INFORMATION SHOWN =
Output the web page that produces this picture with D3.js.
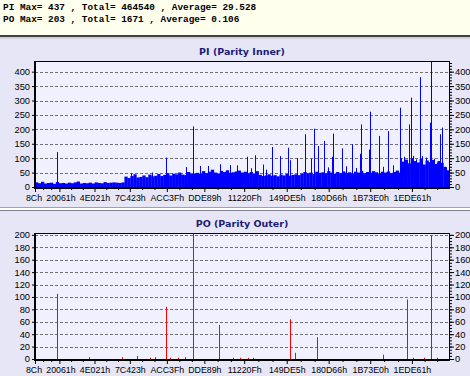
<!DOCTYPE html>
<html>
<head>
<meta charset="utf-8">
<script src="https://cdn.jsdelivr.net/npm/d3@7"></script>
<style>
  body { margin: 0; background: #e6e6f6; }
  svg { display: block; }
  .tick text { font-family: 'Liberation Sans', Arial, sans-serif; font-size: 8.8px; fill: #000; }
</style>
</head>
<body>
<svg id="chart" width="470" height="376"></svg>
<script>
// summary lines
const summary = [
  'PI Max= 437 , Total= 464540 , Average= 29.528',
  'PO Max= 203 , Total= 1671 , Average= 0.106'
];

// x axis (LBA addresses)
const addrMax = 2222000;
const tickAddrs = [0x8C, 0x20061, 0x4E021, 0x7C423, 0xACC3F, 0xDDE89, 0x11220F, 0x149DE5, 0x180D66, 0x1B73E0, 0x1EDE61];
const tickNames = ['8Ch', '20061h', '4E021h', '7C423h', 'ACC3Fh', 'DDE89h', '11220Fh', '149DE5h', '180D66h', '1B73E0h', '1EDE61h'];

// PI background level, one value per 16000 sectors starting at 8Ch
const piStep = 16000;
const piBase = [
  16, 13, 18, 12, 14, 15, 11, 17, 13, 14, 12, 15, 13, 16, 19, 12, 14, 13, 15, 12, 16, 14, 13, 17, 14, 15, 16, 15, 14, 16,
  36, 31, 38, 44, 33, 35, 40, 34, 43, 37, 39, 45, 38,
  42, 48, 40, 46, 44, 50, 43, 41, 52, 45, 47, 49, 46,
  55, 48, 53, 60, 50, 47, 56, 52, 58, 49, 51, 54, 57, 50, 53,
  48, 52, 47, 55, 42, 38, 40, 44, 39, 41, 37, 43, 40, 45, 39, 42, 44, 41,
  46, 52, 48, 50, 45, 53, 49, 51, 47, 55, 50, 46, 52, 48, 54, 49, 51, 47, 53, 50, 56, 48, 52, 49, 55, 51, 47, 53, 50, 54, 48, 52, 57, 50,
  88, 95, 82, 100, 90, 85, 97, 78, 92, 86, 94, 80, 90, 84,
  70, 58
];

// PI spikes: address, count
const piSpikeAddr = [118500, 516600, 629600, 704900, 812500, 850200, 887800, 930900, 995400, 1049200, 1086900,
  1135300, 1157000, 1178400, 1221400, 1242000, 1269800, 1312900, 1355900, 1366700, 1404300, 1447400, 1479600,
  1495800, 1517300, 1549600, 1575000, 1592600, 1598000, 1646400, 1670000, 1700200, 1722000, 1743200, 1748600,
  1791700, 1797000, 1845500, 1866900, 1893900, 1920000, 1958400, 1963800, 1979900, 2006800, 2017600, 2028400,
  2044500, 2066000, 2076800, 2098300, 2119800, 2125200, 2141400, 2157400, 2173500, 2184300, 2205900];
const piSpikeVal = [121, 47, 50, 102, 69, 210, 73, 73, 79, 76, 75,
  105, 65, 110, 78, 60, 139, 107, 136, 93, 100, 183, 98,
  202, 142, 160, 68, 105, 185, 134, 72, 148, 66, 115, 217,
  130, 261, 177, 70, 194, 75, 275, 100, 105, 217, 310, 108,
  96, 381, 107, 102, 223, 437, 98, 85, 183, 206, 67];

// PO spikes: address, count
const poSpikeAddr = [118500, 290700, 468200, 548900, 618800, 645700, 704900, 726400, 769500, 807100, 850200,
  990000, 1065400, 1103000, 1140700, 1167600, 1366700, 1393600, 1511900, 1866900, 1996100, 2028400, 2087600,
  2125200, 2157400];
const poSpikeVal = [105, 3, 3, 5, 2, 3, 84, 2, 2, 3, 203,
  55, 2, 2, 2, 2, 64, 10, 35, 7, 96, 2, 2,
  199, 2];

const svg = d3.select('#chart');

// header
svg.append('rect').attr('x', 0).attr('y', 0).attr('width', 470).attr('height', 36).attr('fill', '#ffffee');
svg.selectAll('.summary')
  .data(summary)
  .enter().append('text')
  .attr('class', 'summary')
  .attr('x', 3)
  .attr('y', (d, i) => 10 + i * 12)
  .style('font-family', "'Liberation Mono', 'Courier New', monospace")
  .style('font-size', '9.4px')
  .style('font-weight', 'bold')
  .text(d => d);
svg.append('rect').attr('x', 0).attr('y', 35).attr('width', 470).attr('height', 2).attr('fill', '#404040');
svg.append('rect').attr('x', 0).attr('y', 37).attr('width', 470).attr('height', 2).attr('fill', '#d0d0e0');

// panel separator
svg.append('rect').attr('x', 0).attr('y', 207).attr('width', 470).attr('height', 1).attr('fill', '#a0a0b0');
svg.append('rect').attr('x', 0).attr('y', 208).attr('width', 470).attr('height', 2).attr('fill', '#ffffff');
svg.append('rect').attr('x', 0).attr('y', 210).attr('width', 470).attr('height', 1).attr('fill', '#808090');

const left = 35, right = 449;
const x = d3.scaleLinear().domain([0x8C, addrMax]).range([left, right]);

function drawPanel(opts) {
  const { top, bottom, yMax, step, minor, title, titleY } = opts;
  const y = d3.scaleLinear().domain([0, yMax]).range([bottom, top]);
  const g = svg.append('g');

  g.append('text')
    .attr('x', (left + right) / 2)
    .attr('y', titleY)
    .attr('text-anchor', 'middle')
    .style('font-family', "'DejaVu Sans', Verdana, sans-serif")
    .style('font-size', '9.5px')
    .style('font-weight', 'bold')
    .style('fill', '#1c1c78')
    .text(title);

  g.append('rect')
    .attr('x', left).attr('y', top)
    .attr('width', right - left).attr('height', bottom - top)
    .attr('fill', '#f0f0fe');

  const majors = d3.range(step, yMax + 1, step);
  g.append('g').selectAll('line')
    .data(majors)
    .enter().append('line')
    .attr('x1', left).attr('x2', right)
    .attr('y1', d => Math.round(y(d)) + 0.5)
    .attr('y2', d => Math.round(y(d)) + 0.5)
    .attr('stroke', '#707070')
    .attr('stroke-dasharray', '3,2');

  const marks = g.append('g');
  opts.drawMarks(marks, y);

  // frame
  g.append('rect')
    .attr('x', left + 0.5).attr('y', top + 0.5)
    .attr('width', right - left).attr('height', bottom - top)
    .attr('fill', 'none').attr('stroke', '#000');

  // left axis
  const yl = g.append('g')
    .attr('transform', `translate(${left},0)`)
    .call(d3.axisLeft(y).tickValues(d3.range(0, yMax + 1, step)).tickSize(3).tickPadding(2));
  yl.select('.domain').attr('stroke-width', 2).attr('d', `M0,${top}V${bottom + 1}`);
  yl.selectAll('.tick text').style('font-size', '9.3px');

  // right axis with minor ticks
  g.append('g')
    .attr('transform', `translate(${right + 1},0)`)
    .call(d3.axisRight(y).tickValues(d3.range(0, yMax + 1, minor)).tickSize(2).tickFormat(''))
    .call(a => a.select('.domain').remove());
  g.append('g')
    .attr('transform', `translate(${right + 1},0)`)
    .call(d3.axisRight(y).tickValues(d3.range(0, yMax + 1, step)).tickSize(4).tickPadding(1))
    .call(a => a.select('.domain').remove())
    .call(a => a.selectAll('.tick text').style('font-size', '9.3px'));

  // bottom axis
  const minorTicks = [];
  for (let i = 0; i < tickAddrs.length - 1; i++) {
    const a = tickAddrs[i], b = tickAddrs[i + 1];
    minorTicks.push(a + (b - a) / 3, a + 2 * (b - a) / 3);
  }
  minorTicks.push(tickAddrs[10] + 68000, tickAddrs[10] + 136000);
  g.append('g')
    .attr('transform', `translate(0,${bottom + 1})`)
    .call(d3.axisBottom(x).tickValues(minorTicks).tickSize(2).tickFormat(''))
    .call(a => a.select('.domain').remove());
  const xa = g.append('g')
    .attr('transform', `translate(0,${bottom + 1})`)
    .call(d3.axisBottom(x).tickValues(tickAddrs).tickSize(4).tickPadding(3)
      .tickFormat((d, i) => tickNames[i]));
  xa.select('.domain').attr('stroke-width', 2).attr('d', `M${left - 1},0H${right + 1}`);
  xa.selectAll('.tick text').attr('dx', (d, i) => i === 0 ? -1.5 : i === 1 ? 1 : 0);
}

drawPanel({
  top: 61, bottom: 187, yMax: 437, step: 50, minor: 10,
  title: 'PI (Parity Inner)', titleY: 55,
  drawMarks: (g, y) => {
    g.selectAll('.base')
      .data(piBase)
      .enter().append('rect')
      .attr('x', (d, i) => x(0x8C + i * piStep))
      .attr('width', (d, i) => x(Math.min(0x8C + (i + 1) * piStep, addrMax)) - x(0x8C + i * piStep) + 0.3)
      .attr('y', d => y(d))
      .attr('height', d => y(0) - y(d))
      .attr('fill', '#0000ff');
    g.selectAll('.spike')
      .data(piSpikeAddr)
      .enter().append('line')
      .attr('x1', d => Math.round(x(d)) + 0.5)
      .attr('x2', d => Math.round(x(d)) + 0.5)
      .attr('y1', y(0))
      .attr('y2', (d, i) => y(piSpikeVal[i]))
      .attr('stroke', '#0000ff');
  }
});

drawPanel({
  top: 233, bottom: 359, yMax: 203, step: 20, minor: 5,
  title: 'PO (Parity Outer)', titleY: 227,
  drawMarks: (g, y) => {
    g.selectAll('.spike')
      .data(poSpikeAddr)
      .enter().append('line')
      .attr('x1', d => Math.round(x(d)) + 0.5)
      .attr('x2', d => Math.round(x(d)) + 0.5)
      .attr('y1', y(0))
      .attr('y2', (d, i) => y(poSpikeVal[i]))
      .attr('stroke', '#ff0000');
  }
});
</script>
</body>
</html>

WRITTEN INSTRUCTION = Every line holding "with" should be copied out.

RESULT FOR THIS EXERCISE =
Output the web page that produces this picture with D3.js.
  // right axis with minor ticks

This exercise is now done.